Para Nadal y para este estilo es la última oportunidad. Ahora o nunca. Se atisba el final de una era y la derrota empujaría al de Manacor al ‘declive Federer’, como me da en llamarle (aunque el suizo esté viviendo un retiro que ya quisieran el resto de los jugadores de tenis del mundo). A él, a Nadal, se le ve resignado. También lo estaba con Federer en hierba y miren lo que pasó. Los periodistas y los españoles somos muy dados a encumbrar a un deportista a la altura de mito con gran presteza y destrozar ese mismo pedestal para acelerar la caída poco después. Dimos por muerto a Federer, y en Roland Garros demostró estar muy vivo. Damos por muerto a Nadal, con 25 años y 10 Grand Slam.
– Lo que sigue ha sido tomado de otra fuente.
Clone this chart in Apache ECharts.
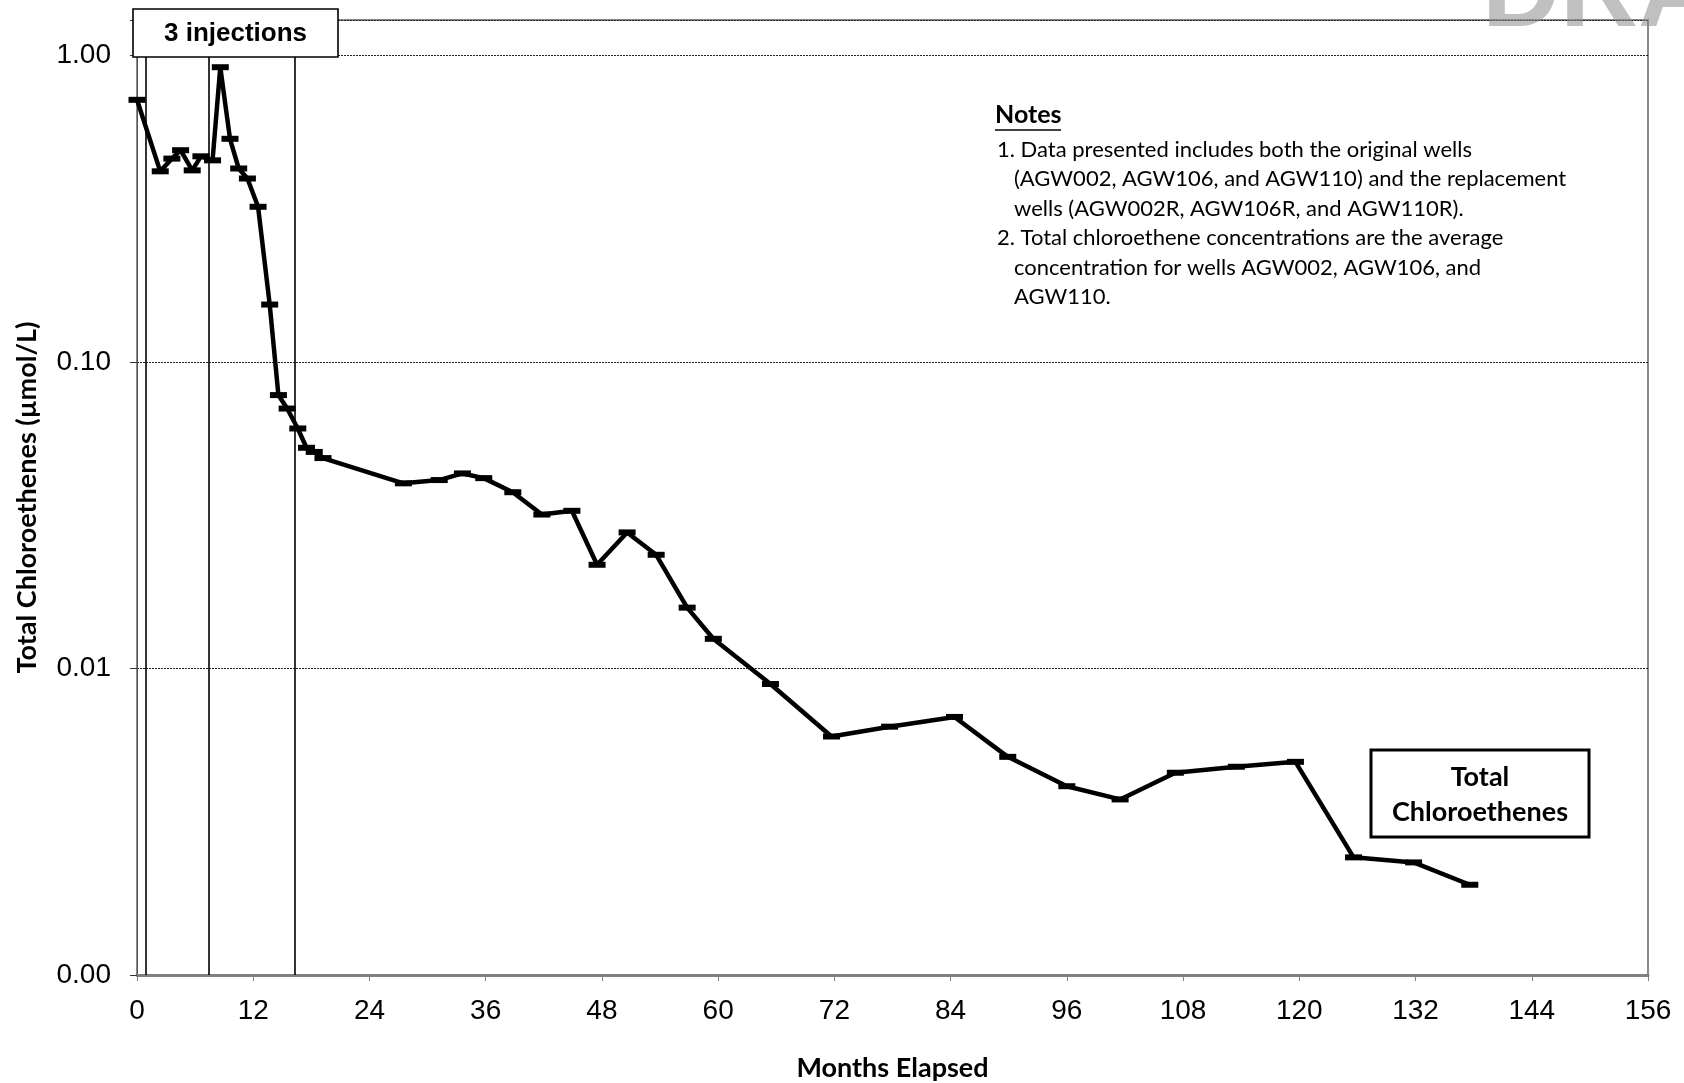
<!DOCTYPE html>
<html>
<head>
<meta charset="utf-8">
<script src="https://cdn.jsdelivr.net/npm/echarts@6/dist/echarts.min.js"></script>
<style>
html,body{margin:0;padding:0;background:#fff;}
#chart{width:1684px;height:1083px;}
</style>
</head>
<body>
<div id="chart"></div>
<script>
// Months elapsed of each sample
var months = [0, 2.4, 3.6, 4.5, 5.7, 6.6, 7.8, 8.6, 9.6, 10.5,
  11.4, 12.5, 13.7, 14.6, 15.5, 16.6, 17.5, 18.3, 19.2, 27.5,
  31.2, 33.6, 35.8, 38.8, 41.8, 44.9, 47.5, 50.6, 53.6, 56.8,
  59.5, 65.4, 71.7, 77.7, 84.4, 89.9, 96.0, 101.5, 107.2, 113.5,
  119.6, 125.6, 131.8, 137.6];
// Total chloroethenes (µmol/L)
var totalChloroethenes = [0.717, 0.419, 0.461, 0.491, 0.422, 0.469, 0.455, 0.916, 0.535, 0.428,
  0.397, 0.321, 0.154, 0.078, 0.0705, 0.0607, 0.0525, 0.0509, 0.0486, 0.0402,
  0.0412, 0.0433, 0.0418, 0.0376, 0.0318, 0.0327, 0.0218, 0.0278, 0.0235, 0.0158,
  0.0125, 0.0089, 0.0060, 0.00646, 0.00695, 0.00515, 0.00413, 0.00374, 0.00457, 0.00478,
  0.00496, 0.00242, 0.00233, 0.00197];
// Injection events (months)
var injectionMonths = [0.9, 7.4, 16.3];
// Axis ticks
var xTicks = [0, 12, 24, 36, 48, 60, 72, 84, 96, 108, 120, 132, 144, 156];
var yTicks = [0.001, 0.01, 0.1, 1];
var yTickLabels = ['0.00', '0.01', '0.10', '1.00'];
var notesLines = [
  '1. Data presented includes both the original wells',
  '(AGW002, AGW106, and AGW110) and the replacement',
  'wells (AGW002R, AGW106R, and AGW110R).',
  '2. Total chloroethene concentrations are the average',
  'concentration for wells AGW002, AGW106, and',
  'AGW110.'
];

var data = months.map(function (m, i) { return [m, totalChloroethenes[i]]; });

var chart = echarts.init(document.getElementById('chart'), null, {renderer: 'canvas'});

var noteGraphics = [];
var noteIndent = [0, 1, 1, 0, 1, 1];
notesLines.forEach(function (t, i) {
  noteGraphics.push({
    type: 'text', left: noteIndent[i] ? 1014 : 997, top: 139 + i * 29.4,
    style: {text: t, font: '22px Lato', fill: '#000'}
  });
});

var option = {
  animation: false,
  backgroundColor: '#fff',
  grid: {left: 137, right: 36, top: 20, bottom: 108, show: true, containLabel: false,
    outerBoundsMode: 'none',
    borderColor: '#8a8a8a', borderWidth: 2, backgroundColor: 'transparent'},
  xAxis: {
    type: 'value', min: xTicks[0], max: xTicks[xTicks.length - 1], interval: 12,
    name: 'Months Elapsed', nameLocation: 'middle', nameGap: 80,
    nameTextStyle: {fontFamily: 'Lato', fontWeight: 'bold', fontSize: 27, color: '#000'},
    axisLine: {show: true, lineStyle: {color: '#808080', width: 3}},
    axisTick: {show: true, length: 6, lineStyle: {color: '#808080', width: 1}},
    axisLabel: {fontFamily: 'Liberation Sans', fontSize: 28, color: '#000', margin: 22},
    splitLine: {show: false}
  },
  yAxis: {
    type: 'log', logBase: 10, min: yTicks[0], max: 1.306,
    name: 'Total Chloroethenes (µmol/L)', nameLocation: 'middle', nameGap: 96,
    nameTextStyle: {fontFamily: 'Lato', fontWeight: 'bold', fontSize: 27, color: '#000'},
    axisLine: {show: true, lineStyle: {color: '#555', width: 1}},
    axisTick: {show: true, length: 7, lineStyle: {color: '#333', width: 1}},
    axisLabel: {
      fontFamily: 'Liberation Sans', fontSize: 28, color: '#000', margin: 26,
      formatter: function (v) {
        for (var i = 0; i < yTicks.length; i++) {
          if (Math.abs(Math.log10(v) - Math.log10(yTicks[i])) < 1e-6) return yTickLabels[i];
        }
        return '';
      }
    },
    splitLine: {show: true, lineStyle: {color: '#222', type: [2, 1], width: 1}}
  },
  series: [
    {
      type: 'line', data: data, symbol: 'rect', symbolSize: [17, 6],
      lineStyle: {color: '#000', width: 4.5}, itemStyle: {color: '#000'},
      z: 5,
      markLine: {
        silent: true, symbol: 'none', label: {show: false},
        lineStyle: {color: '#000', width: 1.6, type: 'solid'},
        data: injectionMonths.map(function (m) { return {xAxis: m}; })
      }
    }
  ],
  graphic: [
    {type: 'text', left: 1482, top: -58, z: 1,
      style: {text: 'DRAFT', font: 'bold 108px "Liberation Sans"', fill: 'rgba(140,140,140,0.55)'}},
    {type: 'rect', shape: {x: 133, y: 9, width: 205, height: 48}, z: 100,
      style: {fill: '#fff', stroke: '#000', lineWidth: 1.6}},
    {type: 'text', x: 235.5, y: 34, z: 101,
      style: {text: '3 injections', font: 'bold 26px "Liberation Sans"', fill: '#000',
        align: 'center', verticalAlign: 'middle'}},
    {type: 'text', left: 995, top: 102, z: 50,
      style: {text: 'Notes', font: 'bold 25px Lato', fill: '#000'}},
    {type: 'line', shape: {x1: 995, y1: 130, x2: 1061, y2: 130}, z: 50,
      style: {stroke: '#000', lineWidth: 1.6}},
    {type: 'rect', shape: {x: 1371, y: 750, width: 218, height: 87}, z: 50,
      style: {fill: '#fff', stroke: '#000', lineWidth: 3}},
    {type: 'text', x: 1480, y: 777, z: 51,
      style: {text: 'Total', font: 'bold 27px Lato', fill: '#000', align: 'center', verticalAlign: 'middle'}},
    {type: 'text', x: 1480, y: 812, z: 51,
      style: {text: 'Chloroethenes', font: 'bold 27px Lato', fill: '#000', align: 'center', verticalAlign: 'middle'}}
  ].concat(noteGraphics)
};
chart.setOption(option);
</script>
</body>
</html>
El mundo del tenis y los aficionados están de enhorabuena. Saben que la historia propone un campeón tras otro, que surgen genios por generación espontánea y que cuando estos coinciden el joven tiende a pedirle paso al veterano, con la consecuente dosis de espectáculo. Es lo que pasó con Federer y Nadal.

A mí, como aficionado, me da la impresión de que la historia, que tantas veces se demuestra que es cíclica, no se va a repetir en esta ocasión. Nadal no se va a hundir con 25 años, no va a dejar paso a Nole tan fácilmente. Porque Nadal es joven. Porque Nadal es muy bueno. Porque Nadal no se va a dejar comer el terreno psicológico como lo hizo Federer. Porque Djokovic necesita una regularidad y un estado de forma perfecto continuamente debido a su estilo de juego. Y, sobre todo, porque Nadal ha superado una a una las trabas que su carrera le ha ido poniendo. Ahora tiene una gran piedra en el camino, otra más, y no es tan grande como la que tenía cuando Federer estaba en lo más alto. Su musculoso brazo ya destrozó esa roca. Es un minero… y ahora le toca comenzar a picar, poco a poco, la siguiente. Roger y Rafa ya son amigos para siempre. Ahora ellos y Djokovic quieren ser leyendas para siempre.